Improcedem, assim, ou são irrelevantes as respectivas conclusões da autora/recorrente.

2.2. Da restituição

Está já assente que estamos perante uma acção de petição da herança prevista e regulada nos art.ºs 2075.º a 2078.º do Código Civil.
Assim foi entendido na sentença recorrida e já o havia sido no referido acórdão desta Relação que também versou sobre a legitimidade da autora.
E assim é efectivamente, em face da matéria provada.

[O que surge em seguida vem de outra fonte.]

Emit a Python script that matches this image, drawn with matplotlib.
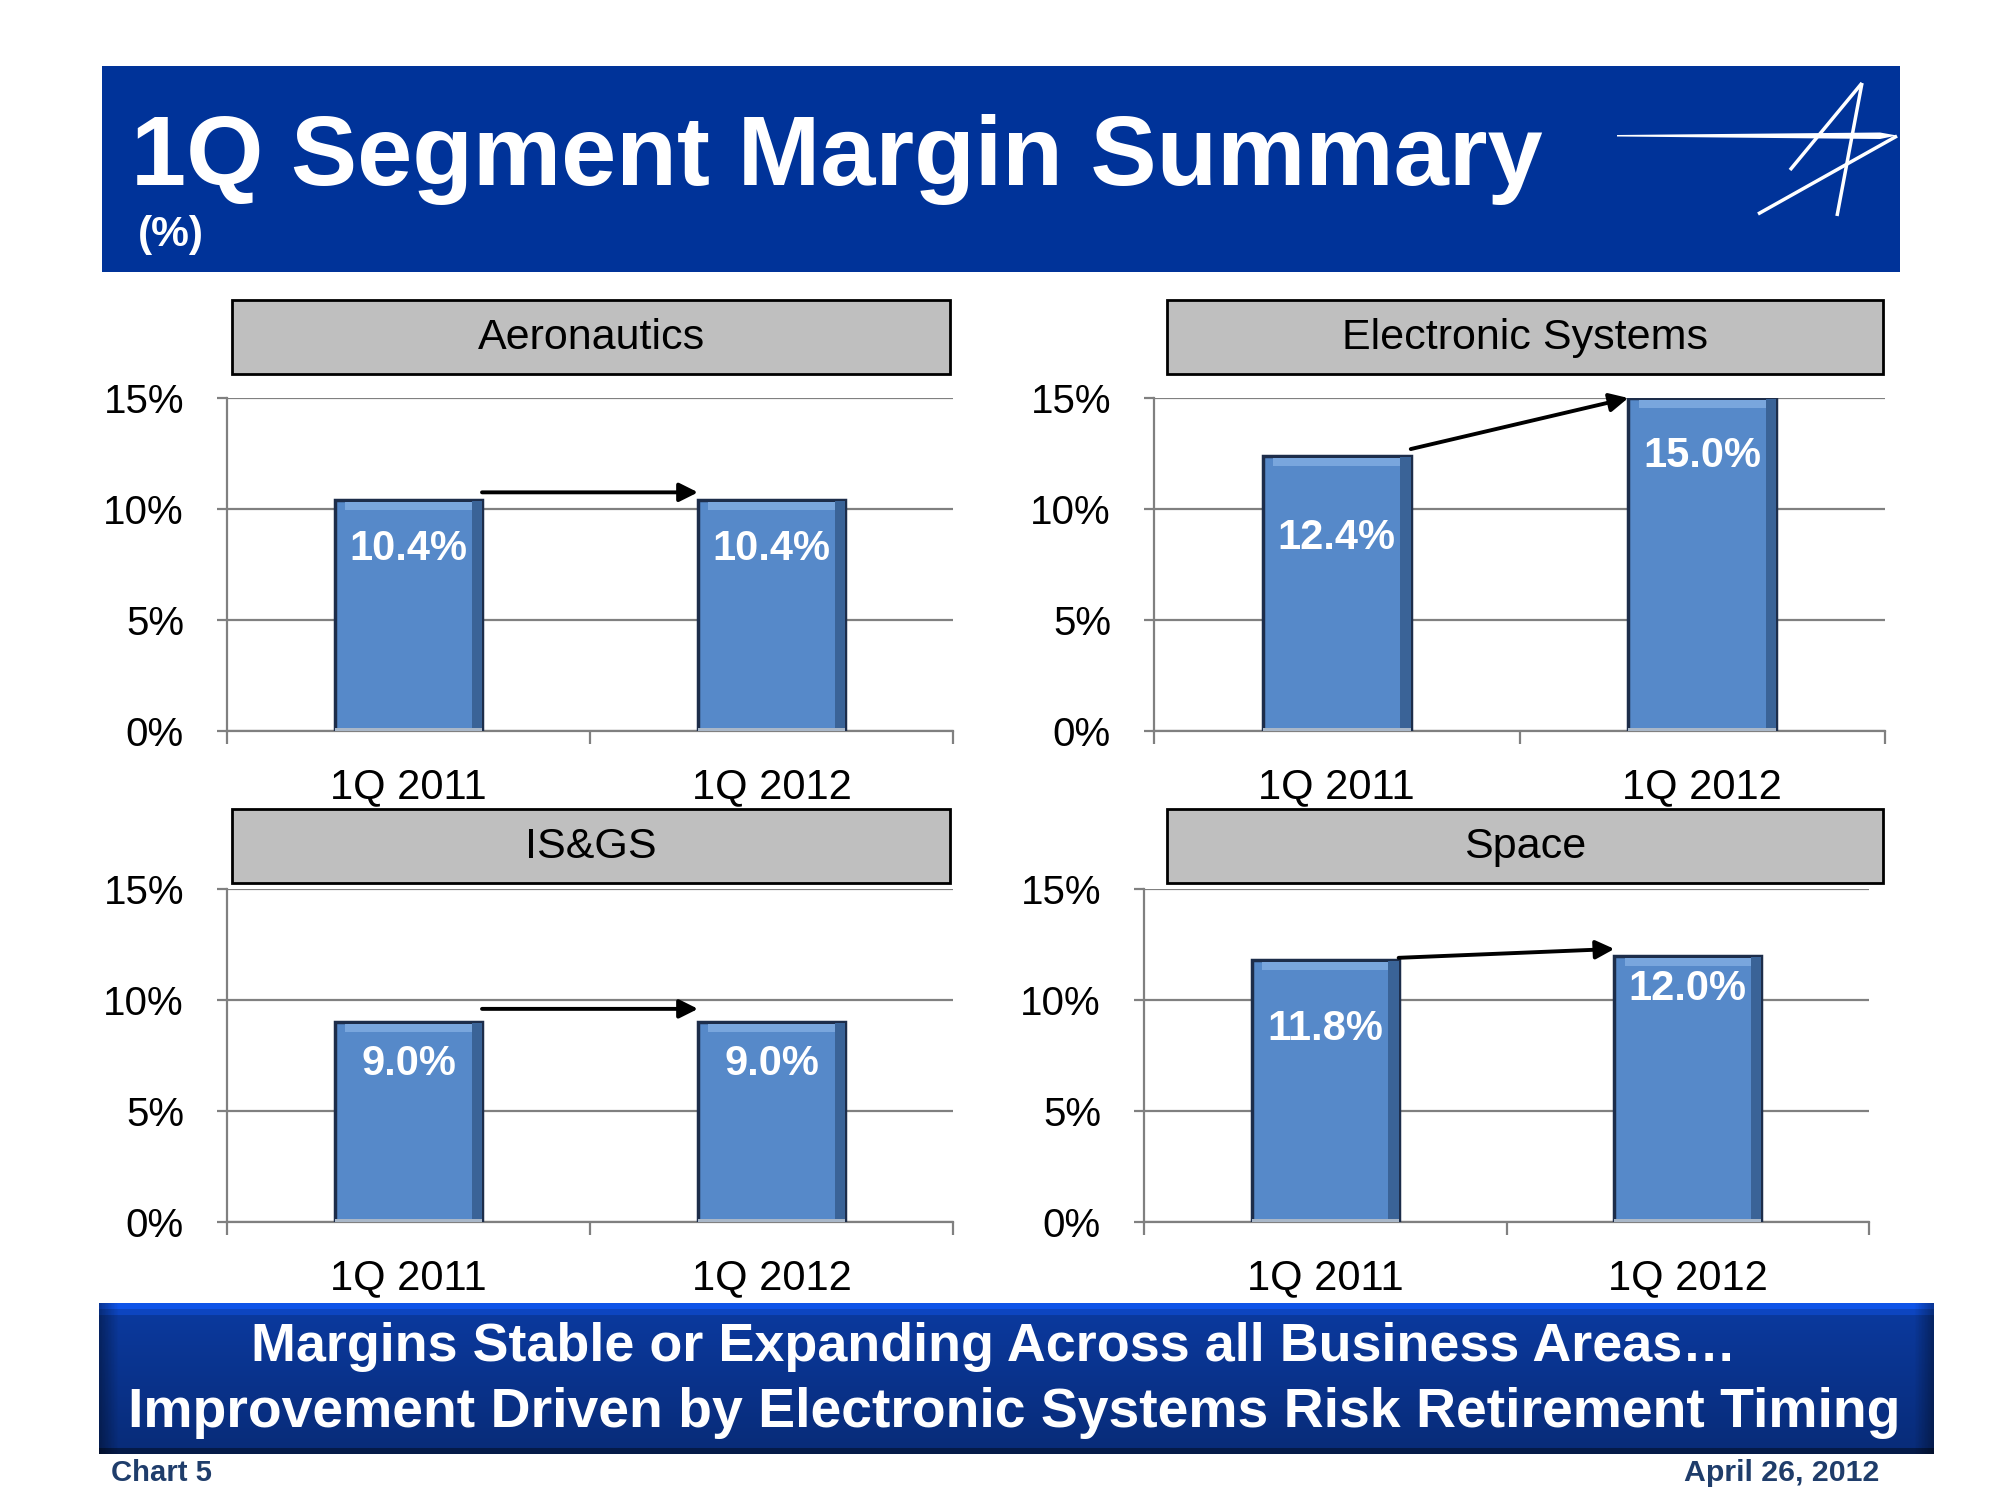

Como ali foi escrito e é habitual dizer-se, a acção de petição da herança, tal como está configurada no n.º 1 do citado art.º 2075.º, tem um duplo objecto, envolvendo os inerentes pedidos, a saber:
- o reconhecimento judicial da qualidade sucessória do autor; e
- a restituição de todos os bens da herança ou de parte deles, indevidamente retidos pelo demandado.[4]
O primeiro pedido pode estar implícito, pois que é um requisito do pedido de restituição, bastando que o autor invoque a sua qualidade de herdeiro e que esta esteja comprovada nos autos.[5]
Não se suscitam questões relativamente à qualidade sucessória da autora, pois, embora não tivesse formulado expressamente o reconhecimento dessa qualidade, invocou e comprovou a sua qualidade de herdeira.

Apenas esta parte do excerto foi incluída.